THE TASK -
Your task is to print exactly the lines from the line that contains "Rebuild this diagram" through the line that contains "anchor=apex] (tri) at", with pictures left out.

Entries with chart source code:
──────
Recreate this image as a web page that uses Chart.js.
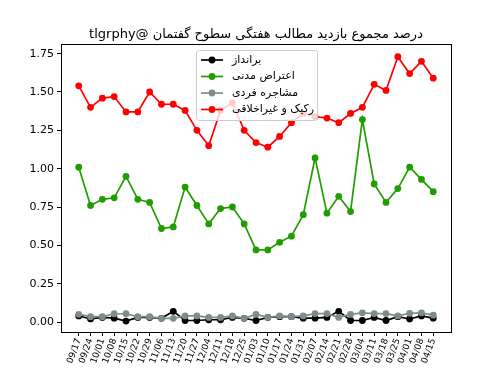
<!DOCTYPE html>
<html>
<head>
<meta charset="utf-8">
<script src="https://cdn.jsdelivr.net/npm/chart.js@4/dist/chart.umd.min.js"></script>
<style>
  html, body { margin: 0; padding: 0; background: #fff; }
  #c { display: block; }
</style>
</head>
<body>
<canvas id="c" width="500" height="375"></canvas>
<script>
const TITLE = 'درصد مجموع بازدید مطالب هفتگی سطوح گفتمان @tlgrphy'

const dates = ['09/17', '09/24', '10/01', '10/08', '10/15', '10/22', '10/29', '11/06', '11/13', '11/20',
  '11/27', '12/04', '12/11', '12/18', '12/25', '01/03', '01/10', '01/17', '01/24', '01/31',
  '02/07', '02/14', '02/21', '02/28', '03/04', '03/11', '03/18', '03/25', '04/01', '04/08', '04/15']

const seriesNames = ['برانداز', 'اعتراض مدنی', 'مشاجره فردی', 'رکیک و غیراخلاقی']

const barandaz = [0.04, 0.02, 0.03, 0.025, 0.006, 0.03, 0.03, 0.024, 0.07, 0.01,
  0.01, 0.015, 0.015, 0.03, 0.024, 0.01, 0.03, 0.035, 0.035, 0.025,
  0.025, 0.03, 0.07, 0.01, 0.01, 0.03, 0.01, 0.035, 0.02, 0.04, 0.025]

const eteraz = [1.01, 0.76, 0.80, 0.81, 0.95, 0.80, 0.78, 0.61, 0.62, 0.88,
  0.76, 0.64, 0.74, 0.75, 0.64, 0.47, 0.47, 0.52, 0.56, 0.70,
  1.07, 0.71, 0.82, 0.72, 1.32, 0.90, 0.78, 0.87, 1.01, 0.93, 0.85]

const moshajere = [0.05, 0.035, 0.035, 0.054, 0.054, 0.035, 0.035, 0.024, 0.024, 0.04,
  0.04, 0.03, 0.03, 0.04, 0.024, 0.05, 0.03, 0.04, 0.035, 0.04,
  0.055, 0.055, 0.03, 0.05, 0.06, 0.055, 0.055, 0.04, 0.057, 0.06, 0.045]

const rakik = [1.54, 1.40, 1.46, 1.47, 1.37, 1.37, 1.50, 1.42, 1.42, 1.38,
  1.25, 1.15, 1.38, 1.43, 1.25, 1.17, 1.14, 1.21, 1.30, 1.36,
  1.34, 1.33, 1.30, 1.36, 1.40, 1.55, 1.51, 1.73, 1.62, 1.70, 1.59]

const yTicks = [0, 0.25, 0.5, 0.75, 1.0, 1.25, 1.5, 1.75]

const COLORS = ['#000000', '#1f9e00', '#7f8c8d', '#ff0000']
const FONT = 'DejaVu Sans'

function toPoints(arr) {
  return arr.map((v, i) => ({ x: i, y: v }))
}

const allSeries = [barandaz, eteraz, moshajere, rakik]
// matplotlib draws later series on top, chart.js wants a lower order for that
const datasets = allSeries.map((arr, i) => ({
  label: seriesNames[i],
  data: toPoints(arr),
  borderColor: COLORS[i],
  backgroundColor: COLORS[i],
  borderWidth: 1.7,
  pointRadius: 3.4,
  pointBorderWidth: 0,
  pointHoverRadius: 3.4,
  tension: 0,
  order: allSeries.length - i,
}))

const frameAndLegend = {
  id: 'frameAndLegend',
  afterDatasetsDraw(chart) {
    const { ctx, chartArea: a } = chart
    ctx.save()
    ctx.strokeStyle = '#000'
    ctx.lineWidth = 1
    ctx.strokeRect(Math.round(a.left) + 0.5, Math.round(a.top) + 0.5,
      Math.round(a.right - a.left), Math.round(a.bottom - a.top))

    // legend box, upper centre like matplotlib's "best"
    const bx = 196, by = 50, bw = 121, bh = 70, r = 3
    ctx.globalAlpha = 0.8
    ctx.fillStyle = '#fff'
    ctx.beginPath()
    ctx.roundRect(bx + 0.5, by + 0.5, bw, bh, r)
    ctx.fill()
    ctx.globalAlpha = 1
    ctx.strokeStyle = '#cccccc'
    ctx.stroke()

    ctx.font = '11px "' + FONT + '"'
    ctx.textBaseline = 'middle'
    ctx.textAlign = 'left'
    seriesNames.forEach((name, i) => {
      const y = by + 10 + i * 16.5
      ctx.strokeStyle = COLORS[i]
      ctx.lineWidth = 1.7
      ctx.beginPath()
      ctx.moveTo(201, y)
      ctx.lineTo(223, y)
      ctx.stroke()
      ctx.fillStyle = COLORS[i]
      ctx.beginPath()
      ctx.arc(212, y, 3.4, 0, Math.PI * 2)
      ctx.fill()
      ctx.fillStyle = '#000'
      ctx.direction = 'rtl'
      ctx.textAlign = 'left'
      ctx.fillText(name, 232, y)
    })

    ctx.direction = 'rtl'
    ctx.textAlign = 'center'
    ctx.textBaseline = 'alphabetic'
    ctx.font = '13px "' + FONT + '"'
    ctx.fillStyle = '#000'
    ctx.fillText(TITLE, (a.left + a.right) / 2, 38)
    ctx.restore()
  },
}

new Chart(document.getElementById('c'), {
  type: 'line',
  data: { datasets },
  options: {
    responsive: false,
    animation: false,
    events: [],
    layout: { padding: { left: 0, top: 44, right: 49, bottom: 0 } },
    scales: {
      x: {
        type: 'linear',
        min: -1.5,
        max: 31.5,
        afterBuildTicks(scale) {
          scale.ticks = dates.map((d, i) => ({ value: i }))
        },
        afterFit(scale) {
          scale.height = 43
        },
        grid: { drawOnChartArea: false, drawTicks: true, tickLength: 4, color: '#000' },
        border: { display: false },
        ticks: {
          autoSkip: false,
          minRotation: 70,
          maxRotation: 70,
          padding: 1,
          color: '#000',
          font: { family: FONT, size: 9 },
          callback: (v) => dates[v] ?? '',
        },
      },
      y: {
        min: -0.065,
        max: 1.813,
        afterBuildTicks(scale) {
          scale.ticks = yTicks.map((v) => ({ value: v }))
        },
        afterFit(scale) {
          scale.width = 61
        },
        grid: { drawOnChartArea: false, drawTicks: true, tickLength: 4, color: '#000' },
        border: { display: false },
        ticks: {
          padding: 3,
          color: '#000',
          font: { family: FONT, size: 11 },
          callback: (v) => v.toFixed(2),
        },
      },
    },
    plugins: {
      legend: { display: false },
      title: { display: false },
      tooltip: { enabled: false },
    },
  },
  plugins: [frameAndLegend],
})
</script>
</body>
</html>
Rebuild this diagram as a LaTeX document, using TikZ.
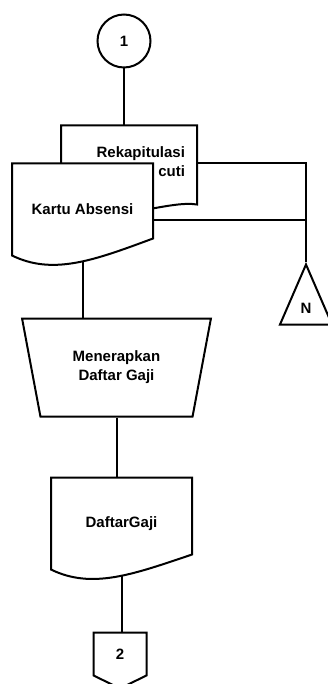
\documentclass[tikz,border=0pt]{standalone}
\usepackage{fontspec}
\setmainfont{Liberation Sans}
\usetikzlibrary{positioning, backgrounds, calc, shapes.geometric, shapes.symbols}

% document symbol: straight top and sides, wavy bottom edge
\newcommand{\docoutline}[2]{%
  \draw[fill=white] (#1.south west) -- (#1.north west) -- (#1.north east)
    -- ($(#1.south east)+(0,-#2)$)
    .. controls ($(#1.south west)!0.58!(#1.south east)+(0,5)$)
    and ($(#1.south west)!0.29!(#1.south east)+(0,20)$) .. (#1.south west) -- cycle;
}

\begin{document}
\begin{tikzpicture}[%
    x=1pt, y=-1pt,
    font=\fontsize{15}{19}\selectfont\bfseries,
    line width=2pt,
    every on background layer/.style={line width=2pt},
    % Shapes
    doc/.style={rectangle, minimum width=139pt, minimum height=90pt, align=center},
    conn/.style={circle, draw, fill=white, minimum size=53pt, inner sep=0pt},
    proc/.style={trapezium, draw, fill=white, trapezium angle=106,
        trapezium stretches=true, minimum width=189pt, minimum height=98pt, align=center},
    offpage/.style={signal, draw, fill=white, signal to=south, signal from=nowhere,
        signal pointer angle=128, minimum width=53pt, minimum height=45pt, inner sep=0pt},
    store/.style={isosceles triangle, draw, fill=white, shape border rotate=90,
        isosceles triangle apex angle=47, isosceles triangle stretches,
        minimum width=52pt, minimum height=60pt, inner sep=0pt}
]
\useasboundingbox (0,0) rectangle (328,684);

% --- Input documents ---
\node[conn] (c1) at (124,41) {1};
\node[doc, minimum width=134pt, minimum height=70pt, text width=112pt, align=right,
    inner xsep=11pt, below=57pt of c1, xshift=5pt] (rekap) {Rekapitulasi\\cuti};
\node[doc, anchor=north west] (kartu) at ($(rekap.north west)+(-49,38)$) {Kartu Absensi};

% --- Archive ---
\node[store, anchor=apex] (tri) at (306,262) {N};

% --- Process and output ---
\node[proc, below=62pt of kartu, xshift=34pt] (trap) {Menerapkan\\Daftar Gaji};
\node[doc, below=60pt of trap, xshift=5pt] (daftar) {DaftarGaji};
\node[offpage, below=62pt of daftar, xshift=-1.5pt] (c2) {2};

\begin{scope}[on background layer]
    % Connections
    \draw (c1) -- (c1 |- rekap.north);
    \draw (rekap.east |- kartu.north) -| (tri.apex);
    \coordinate (kout) at ($(kartu.north east)+(0,57)$);
    \draw (kout) -- (kout -| tri.apex);
    \draw (kartu.south) -- (kartu.south |- trap.north);
    \draw (trap.south) -- (trap.south |- daftar.north);
    \draw (daftar.south) -- (daftar.south |- c2.north);

    % Document outlines (back to front)
    \draw[fill=white] ($(rekap.south west)+(0,23)$) -- (rekap.north west) -- (rekap.north east)
        -- ($(rekap.south east)+(0,7)$)
        .. controls ($(rekap.south east)+(-25,3)$) and ($(rekap.south)+(0,20)$)
        .. ($(rekap.south west)+(0,23)$) -- cycle;
    \docoutline{kartu}{17}
    \docoutline{daftar}{15}
\end{scope}

\end{tikzpicture}
\end{document}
──────
FINISHED EXERCISE -
Rebuild this diagram as a LaTeX document, using TikZ.
\documentclass[tikz,border=0pt]{standalone}
\usepackage{fontspec}
\setmainfont{Liberation Sans}
\usetikzlibrary{positioning, backgrounds, calc, shapes.geometric, shapes.symbols}

% document symbol: straight top and sides, wavy bottom edge
\newcommand{\docoutline}[2]{%
  \draw[fill=white] (#1.south west) -- (#1.north west) -- (#1.north east)
    -- ($(#1.south east)+(0,-#2)$)
    .. controls ($(#1.south west)!0.58!(#1.south east)+(0,5)$)
    and ($(#1.south west)!0.29!(#1.south east)+(0,20)$) .. (#1.south west) -- cycle;
}

\begin{document}
\begin{tikzpicture}[%
    x=1pt, y=-1pt,
    font=\fontsize{15}{19}\selectfont\bfseries,
    line width=2pt,
    every on background layer/.style={line width=2pt},
    % Shapes
    doc/.style={rectangle, minimum width=139pt, minimum height=90pt, align=center},
    conn/.style={circle, draw, fill=white, minimum size=53pt, inner sep=0pt},
    proc/.style={trapezium, draw, fill=white, trapezium angle=106,
        trapezium stretches=true, minimum width=189pt, minimum height=98pt, align=center},
    offpage/.style={signal, draw, fill=white, signal to=south, signal from=nowhere,
        signal pointer angle=128, minimum width=53pt, minimum height=45pt, inner sep=0pt},
    store/.style={isosceles triangle, draw, fill=white, shape border rotate=90,
        isosceles triangle apex angle=47, isosceles triangle stretches,
        minimum width=52pt, minimum height=60pt, inner sep=0pt}
]
\useasboundingbox (0,0) rectangle (328,684);

% --- Input documents ---
\node[conn] (c1) at (124,41) {1};
\node[doc, minimum width=134pt, minimum height=70pt, text width=112pt, align=right,
    inner xsep=11pt, below=57pt of c1, xshift=5pt] (rekap) {Rekapitulasi\\cuti};
\node[doc, anchor=north west] (kartu) at ($(rekap.north west)+(-49,38)$) {Kartu Absensi};

% --- Archive ---
\node[store, anchor=apex] (tri) at (306,262) {N};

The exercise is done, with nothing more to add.